Il ne s’agit pas d’attendre le matin du grand soir. Le pouvoir des ouvriers, ça se construit avant la révolution. En s’organisant et en luttant avec une ligne politique révolutionnaire.
Faut-il se regrouper à l’appel des Licenci’elles, ex-salariées des Trois Suisses, et réclamer une loi interdisant les licenciements boursiers dans les grandes entreprises ? Se regrouper oui, mais pas, syndicalement comme politiquement, sur une base clairement réformiste !
Aucun licenciement, aucune suppression d’emploi ! Nous voulons travailler tous, moins, autrement !

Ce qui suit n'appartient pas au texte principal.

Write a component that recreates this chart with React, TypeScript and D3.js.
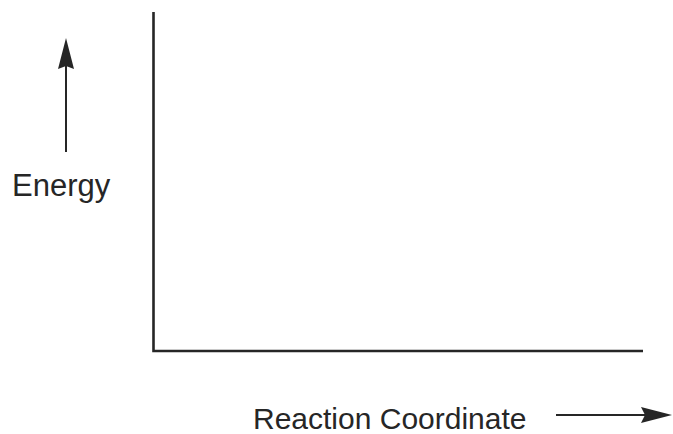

Et en tant que communistes, nous le savons : « Derrière le droit au travail il y a le pouvoir sur le capital, derrière le pouvoir sur le capital l’appropriation des moyens de production, leur subordination à la classe ouvrière associée, c’est-à-dire la suppression du salariat, du capital... » (Les luttes de classes en France, 1848).
Nous ne sortirons du « moins pire » qu’à contre-courant des idées réformistes sur l’Etat, en développant, par les idées et en pratique, l’indépendance de classe de nos luttes. C’est comme cela que nous travaillons aujourd’hui à la construction du pouvoir des ouvriers.